If you were a 17th-century European, you probably feared witches. They hid among your townspeople, flew on brooms, used magic powder and poisoned your livestock -- or so you believed.
The ensuing hunt for witches is a useful proxy for historical France's ability to enforce a consistent, federal law, say two economists.
This is important because a state's ability to enforce laws and collect taxes are key to economic prosperity, according to a recent paper from Noel Johnson and Mark Koyama of George Mason University.
At the end of the 16th century, the economists write, France was a patchwork of territories with no centralized legal or tax system. The French monarch made concessions to different local interests to buy their loyalties, with some provincial nobles reigning without much oversight from central authorities.
Witch trials thrived in villages with little judicial oversight. Trying a witch, after all, isn't easy if you follow the letter of the law. Local prosecutors had a tough time proving an accused had conversations with demons and confessions were often extracted through torture. This prosecution was made harder if the state looked over your shoulder.
The trials were expensive, and there were dangers of a feedback loop as more trials led to a greater fear of witchcraft, which led to more trials. State officials therefore had a strong economic incentive to stamp out these supernatural prosecutions. (Although, the authors note, this had nothing to do with a reduction in the belief of witchcraft.)
As the state began fiscal consolidation in the 17th century, it cracked down on local courts and enforced tax collection.

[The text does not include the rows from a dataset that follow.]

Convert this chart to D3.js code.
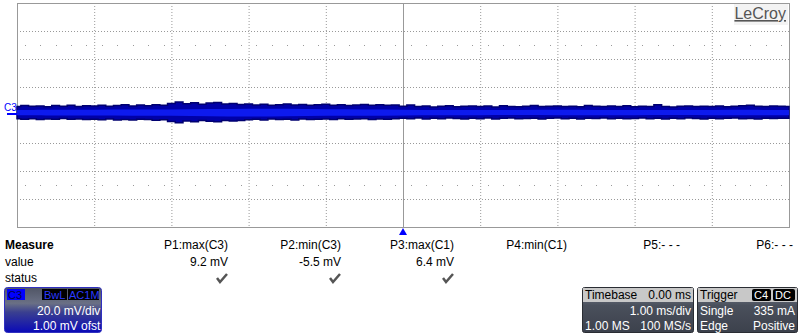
<!DOCTYPE html>
<html lang="en">
<head>
    <meta charset="UTF-8">
    <title>LeCroy C3</title>
    <script src="https://d3js.org/d3.v7.min.js"></script>
    <style>
        body { margin: 0; background: #fff; }
        text { font-family: "Liberation Sans", Arial, sans-serif; }
    </style>
</head>
<body>

    <svg width="800" height="334"></svg>

<script>

    // trace envelope of C3, mV, one value every 0.1 ms from -5 ms to +5 ms
    var upper = [6.0, 6.8, 6.2, 6.5, 5.9, 6.7, 6.3, 6.9, 6.1, 6.6,
                 6.4, 7.0, 6.2, 6.8, 7.3, 6.5, 7.1, 6.6, 7.4, 7.0,
                 8.2, 9.2, 8.0, 8.8, 7.6, 8.5, 9.0, 7.9, 8.3, 7.5,
                 7.8, 7.2, 7.6, 7.0, 7.4, 7.9, 7.1, 7.5, 7.0, 7.3,
                 7.6, 7.0, 7.4, 6.8, 7.2, 7.5, 6.9, 7.3, 7.0, 7.1,
                 6.2, 7.2, 6.0, 6.4, 5.8, 6.3, 6.6, 5.9, 6.2, 6.5,
                 6.0, 6.4, 5.8, 6.6, 6.1, 5.9, 6.3, 6.7, 6.0, 6.2,
                 6.5, 6.1, 6.3, 5.9, 6.8, 6.2, 6.0, 6.4, 6.1, 6.6,
                 5.9, 6.3, 6.0, 7.3, 6.1, 5.8, 6.2, 6.5, 6.0, 6.3,
                 6.1, 6.4, 5.9, 6.2, 6.6, 7.0, 6.3, 6.0, 6.5, 6.2, 6.1];
    var lower = [-2.6, -3.0, -2.7, -3.2, -2.8, -3.1, -2.5, -3.0, -2.9, -3.3,
                 -3.0, -3.4, -2.9, -3.5, -3.2, -3.6, -3.0, -3.3, -3.8, -3.4,
                 -4.6, -5.5, -4.2, -4.9, -4.0, -4.5, -4.8, -3.9, -4.3, -4.0,
                 -3.4, -3.0, -3.6, -2.9, -3.3, -3.1, -3.5, -2.8, -3.2, -3.0,
                 -2.8, -3.2, -2.7, -3.1, -2.9, -2.6, -3.3, -2.8, -3.0, -2.7,
                 -2.3, -2.7, -2.2, -2.9, -2.4, -2.6, -2.1, -2.5, -2.8, -2.3,
                 -2.6, -2.2, -2.8, -2.4, -2.1, -2.7, -2.5, -2.3, -2.9, -2.4,
                 -2.2, -2.6, -2.4, -2.8, -2.3, -2.5, -2.1, -2.7, -2.4, -2.6,
                 -2.5, -2.2, -2.7, -2.4, -2.9, -2.3, -2.6, -2.2, -2.5, -2.8,
                 -2.3, -2.7, -2.4, -2.2, -2.6, -2.5, -2.8, -2.3, -2.5, -2.4, -2.4];
    // bright core of the trace, one value every 0.5 ms
    var coreHi = [3.6, 3.9, 3.7, 4.0, 3.8, 4.2, 4.6, 4.4, 4.1, 4.0, 3.8,
                  3.6, 3.7, 3.5, 3.8, 3.6, 3.7, 3.5, 3.6, 3.7, 3.6];
    var coreLo = [-0.2, -0.4, -0.3, -0.5, -0.4, -0.9, -1.2, -0.8, -0.6, -0.5, -0.3,
                  -0.1, -0.2, 0.0, -0.2, -0.1, -0.2, 0.0, -0.1, -0.2, -0.1];

    var measNames = ['P1:max(C3)', 'P2:min(C3)', 'P3:max(C1)', 'P4:min(C1)', 'P5:- - -', 'P6:- - -'];
    var measValues = ['9.2 mV', '-5.5 mV', '6.4 mV', '', '', ''];
    var measStatus = [true, true, true, false, false, false];

    var svg = d3.select('svg');

    // 10 div x 1 ms, 8 div x 20 mV
    var x = d3.scaleLinear().domain([-5, 5]).range([17, 789]);
    var y = d3.scaleLinear().domain([-80, 80]).range([227, 3]);

    var grid = svg.append('g');
    // dotted major grid
    grid.selectAll('.vx').data(d3.range(-4, 5).filter(function (d) { return d !== 0; }))
        .enter().append('line')
        .attr('x1', function (d) { return x(d) + 0.5; }).attr('x2', function (d) { return x(d) + 0.5; })
        .attr('y1', 3).attr('y2', 227)
        .attr('stroke', '#999').attr('stroke-dasharray', '1,2');
    grid.selectAll('.hy').data(d3.range(-60, 61, 20).filter(function (d) { return d !== 0; }))
        .enter().append('line')
        .attr('y1', function (d) { return Math.round(y(d)) + 0.5; }).attr('y2', function (d) { return Math.round(y(d)) + 0.5; })
        .attr('x1', 17).attr('x2', 789)
        .attr('stroke', '#999').attr('stroke-dasharray', '1,2');
    // minor dots
    var dotX = d3.range(-49, 50, 2).map(function (d) { return d / 10; });
    [50, -50].forEach(function (mv) {
        grid.selectAll(null).data(dotX).enter().append('rect')
            .attr('x', function (d) { return Math.round(x(d)); })
            .attr('y', Math.round(y(mv)))
            .attr('width', 1).attr('height', 1)
            .attr('fill', '#999');
    });
    // center axes and border
    grid.append('line').attr('x1', Math.round(x(0)) + 0.5).attr('x2', Math.round(x(0)) + 0.5)
        .attr('y1', 3).attr('y2', 227).attr('stroke', '#999');
    grid.append('line').attr('y1', y(0) + 0.5).attr('y2', y(0) + 0.5)
        .attr('x1', 17).attr('x2', 789).attr('stroke', '#999');
    grid.append('rect').attr('x', 17.5).attr('y', 3.5).attr('width', 772).attr('height', 224)
        .attr('fill', 'none').attr('stroke', '#999');

    // LeCroy logo
    svg.append('rect').attr('x', 734).attr('y', 4).attr('width', 54).attr('height', 21).attr('fill', '#f3f3f3');
    svg.append('text').attr('x', 786).attr('y', 19).attr('text-anchor', 'end')
        .attr('font-size', 16).attr('fill', '#555').attr('text-decoration', 'underline')
        .text('LeCroy');

    // trace
    var tOuter = upper.map(function (d, i) { return -5 + i * 0.1; });
    var tCore = coreHi.map(function (d, i) { return -5 + i * 0.5; });
    var outer = d3.area().curve(d3.curveStep)
        .x(function (d, i) { return x(tOuter[i]); })
        .y0(function (d, i) { return y(lower[i]); })
        .y1(function (d, i) { return y(upper[i]); });
    var core = d3.area().curve(d3.curveBasis)
        .x(function (d, i) { return x(tCore[i]); })
        .y0(function (d, i) { return y(coreLo[i]); })
        .y1(function (d, i) { return y(coreHi[i]); });
    svg.append('path').datum(upper).attr('d', outer)
        .attr('fill', '#0000a8').attr('stroke', '#000070').attr('stroke-width', 1.5);
    svg.append('path').datum(coreHi).attr('d', core)
        .attr('fill', '#1020ff').attr('opacity', 0.8);

    // channel marker
    svg.append('text').attr('x', 4).attr('y', 111).attr('font-size', 10).attr('fill', '#00f').text('C3');
    svg.append('rect').attr('x', 7).attr('y', y(0) - 2).attr('width', 10).attr('height', 2).attr('fill', '#00f');
    // trigger marker
    svg.append('path')
        .attr('d', 'M' + x(0) + ',228 L' + (x(0) + 4) + ',235 L' + (x(0) - 4) + ',235 Z')
        .attr('fill', '#00f');

    // measure table
    var colX = d3.scalePoint().domain(d3.range(6)).range([228, 793]);
    svg.append('text').attr('x', 5).attr('y', 249).attr('font-size', 12).attr('font-weight', 'bold').text('Measure');
    svg.append('text').attr('x', 5).attr('y', 266).attr('font-size', 12).text('value');
    svg.append('text').attr('x', 5).attr('y', 282).attr('font-size', 12).text('status');
    var cols = svg.selectAll('.mc').data(d3.range(6)).enter().append('g');
    cols.append('text').attr('x', function (i) { return colX(i); }).attr('y', 249)
        .attr('font-size', 12).attr('text-anchor', 'end').text(function (i) { return measNames[i]; });
    cols.append('text').attr('x', function (i) { return colX(i); }).attr('y', 266)
        .attr('font-size', 12).attr('text-anchor', 'end').text(function (i) { return measValues[i]; });
    cols.filter(function (i) { return measStatus[i]; }).append('path')
        .attr('d', function (i) {
            var cx = colX(i) - 6;
            return 'M' + (cx - 5) + ',278 L' + (cx - 2) + ',282 L' + (cx + 5) + ',274';
        })
        .attr('fill', 'none').attr('stroke', '#555').attr('stroke-width', 2.5);

    var defs = svg.append('defs');
    var gc = defs.append('linearGradient').attr('id', 'chg').attr('x1', 0).attr('y1', 0).attr('x2', 0).attr('y2', 1);
    gc.append('stop').attr('offset', '0').attr('stop-color', '#505565');
    gc.append('stop').attr('offset', '0.35').attr('stop-color', '#6a7085');
    gc.append('stop').attr('offset', '0.55').attr('stop-color', '#3a3f90');
    gc.append('stop').attr('offset', '1').attr('stop-color', '#0a0ab8');
    var gt = defs.append('linearGradient').attr('id', 'tbg').attr('x1', 0).attr('y1', 0).attr('x2', 0).attr('y2', 1);
    gt.append('stop').attr('offset', '0').attr('stop-color', '#7d8494');
    gt.append('stop').attr('offset', '0.4').attr('stop-color', '#4a505c');
    gt.append('stop').attr('offset', '1').attr('stop-color', '#3c414c');

    // channel descriptor
    var ch = svg.append('g');
    ch.append('rect').attr('x', 4.5).attr('y', 287.5).attr('width', 97).attr('height', 45).attr('rx', 3)
        .attr('fill', 'url(#chg)').attr('stroke', '#3030c0');
    ch.append('rect').attr('x', 7).attr('y', 289).attr('width', 18).attr('height', 11).attr('fill', '#0000ff');
    ch.append('text').attr('x', 8).attr('y', 299).attr('font-size', 11).attr('fill', '#000050').text('C3');
    ch.append('rect').attr('x', 42).attr('y', 289).attr('width', 25).attr('height', 11).attr('fill', '#000');
    ch.append('text').attr('x', 44).attr('y', 299).attr('font-size', 11).attr('fill', '#2a3aff').text('BwL');
    ch.append('rect').attr('x', 68).attr('y', 289).attr('width', 31).attr('height', 11).attr('fill', '#000');
    ch.append('text').attr('x', 69).attr('y', 299).attr('font-size', 11).attr('fill', '#2a3aff').text('AC1M');
    ch.append('text').attr('x', 37).attr('y', 315).attr('font-size', 12).attr('fill', '#fff').text('20.0 mV/div');
    ch.append('text').attr('x', 33).attr('y', 330).attr('font-size', 12).attr('fill', '#fff').text('1.00 mV ofst');

    // timebase and trigger
    function infoBox(x0, w, title, rows) {
        var b = svg.append('g');
        b.append('rect').attr('x', x0 + 0.5).attr('y', 287.5).attr('width', w).attr('height', 45).attr('rx', 2)
            .attr('fill', 'url(#tbg)').attr('stroke', '#2a2d33');
        b.append('rect').attr('x', x0 + 1).attr('y', 288).attr('width', w - 1).attr('height', 14).attr('fill', '#c8c8c8');
        b.append('text').attr('x', x0 + 3).attr('y', 299).attr('font-size', 12).attr('fill', '#000').text(title);
        rows.forEach(function (r) {
            b.append('text').attr('x', r[0]).attr('y', r[1]).attr('font-size', 12)
                .attr('text-anchor', r[3] || 'start').attr('fill', r[4] || '#fff').text(r[2]);
        });
        return b;
    }
    infoBox(582, 111, 'Timebase', [
        [691, 299, '0.00 ms', 'end', '#000'],
        [691, 315, '1.00 ms/div', 'end'],
        [585, 330, '1.00 MS'],
        [691, 330, '100 MS/s', 'end']
    ]);
    var trg = infoBox(697, 100, 'Trigger', [
        [700, 315, 'Single'],
        [795, 315, '335 mA', 'end'],
        [700, 330, 'Edge'],
        [795, 330, 'Positive', 'end']
    ]);
    trg.append('rect').attr('x', 752).attr('y', 289).attr('width', 19).attr('height', 12).attr('rx', 2).attr('fill', '#000');
    trg.append('text').attr('x', 754).attr('y', 299).attr('font-size', 11).attr('fill', '#fff').text('C4');
    trg.append('rect').attr('x', 773).attr('y', 289).attr('width', 22).attr('height', 12).attr('rx', 2).attr('fill', '#000');
    trg.append('text').attr('x', 775).attr('y', 299).attr('font-size', 11).attr('fill', '#fff').text('DC');

</script>
</body>
</html>
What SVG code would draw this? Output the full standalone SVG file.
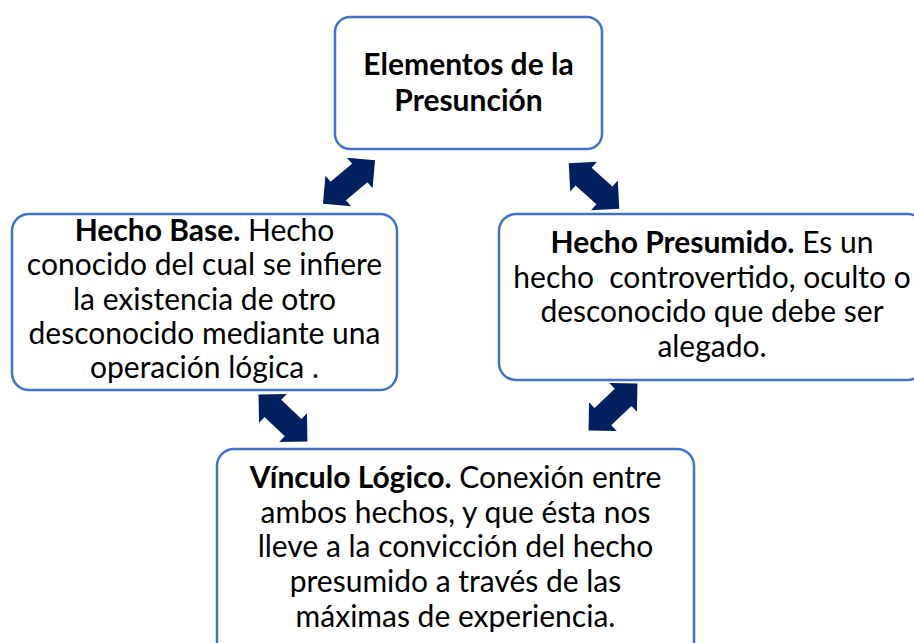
<svg xmlns="http://www.w3.org/2000/svg" width="914" height="643" viewBox="0 0 914 643">
<defs>
<style>
.box{fill:#fff;stroke:#4472C4;stroke-width:2.5}
.t{font-family:Lato,"Open Sans","Liberation Sans",sans-serif;font-size:30px;fill:#000;text-anchor:middle}
.b{font-weight:bold}
.arr{fill:#002060}
</style>
<polygon id="dbl" points="-34,0 -14,-20 -14,-12 14,-12 14,-20 34,0 14,20 14,12 -14,12 -14,20"/>
</defs>
<rect width="914" height="643" fill="#fff"/>
<g id="connectors" class="arr">
<use href="#dbl" transform="translate(349,182) rotate(-40)"/>
<use href="#dbl" transform="translate(594,186) rotate(42)"/>
<use href="#dbl" transform="translate(283,418) rotate(44)"/>
<use href="#dbl" transform="translate(613,407) rotate(-44)"/>
</g>
<g id="node-top">
<rect class="box" x="335" y="17" width="267" height="132" rx="15"/>
<text class="t b" x="468.5" y="75">Elementos de la</text>
<text class="t b" x="468.5" y="111">Presunción</text>
</g>
<g id="node-left">
<rect class="box" x="12" y="214" width="385" height="176" rx="17"/>
<text class="t" x="204.5" y="241"><tspan class="b">Hecho Base.</tspan> Hecho</text>
<text class="t" x="204.5" y="275">conocido del cual se infiere</text>
<text class="t" x="204.5" y="310">la existencia de otro</text>
<text class="t" x="204.5" y="344">desconocido mediante una</text>
<text class="t" x="204.5" y="378">operación lógica .</text>
</g>
<g id="node-right">
<rect class="box" x="499" y="214" width="426" height="166" rx="17"/>
<text class="t" x="712" y="253"><tspan class="b">Hecho Presumido.</tspan> Es un</text>
<text class="t" x="712" y="288" xml:space="preserve">hecho  controvertido, oculto o</text>
<text class="t" x="712" y="322">desconocido que debe ser</text>
<text class="t" x="712" y="357">alegado.</text>
</g>
<g id="node-bottom">
<rect class="box" x="217" y="449" width="477" height="210" rx="17"/>
<text class="t" x="455.5" y="488"><tspan class="b">Vínculo Lógico.</tspan> Conexión entre</text>
<text class="t" x="455.5" y="523">ambos hechos, y que ésta nos</text>
<text class="t" x="455.5" y="557">lleve a la convicción del hecho</text>
<text class="t" x="455.5" y="592">presumido a través de las</text>
<text class="t" x="455.5" y="627">máximas de experiencia.</text>
</g>
</svg>
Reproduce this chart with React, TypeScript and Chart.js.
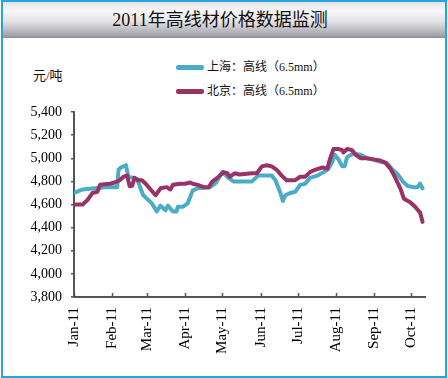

More revenue was raised and fewer witches were tried.
"Centralized legal institutions led to less judicial discretion, improved standards of evidence, and increasingly standardized law enforcement, and thus had the inadvertent effect of reducing the number of witches tried," the economists write.
They found a statistically strong link between the rise of tax receipts and the fall of witch trials. They used France as it is the only country they found to have the necessary data on both witch trials and tax collection at the regional level during this critical time of development.
Tax enforcement is still an issue centuries later, even if the fear of sorcery is way down. The commissioner for the Internal Revenue Service warned the U.S. government in October that threatened budget cuts would have severe consequences. A reduction of $600-million would lead to billions in lost tax revenue, the commissioner predicted in a letter to Congress.
Some large corporations avoid paying taxes the legal way -- financial wizardry and loopholes. General Electric paid no corporate income tax in the United States from 2008 to 2010, despite more than $10-billion in profit, according to a recent report from American non-profit group Citizens for Tax Justice. Many in the Occupy Wall Street camp call that accounting a kind of magic. GE, however, called the report "innaccurate and distorted" and said it will pay a 30 per cent U.S. tax rate in 2011.
There is one distressing implication of the research. If Mr. Johnson and Mr. Koyama are right, it wasn't the scientific revolution of Galileo and Copernicus that inspired Europeans to get smarter and ditch superstition. It was fear of the tax man.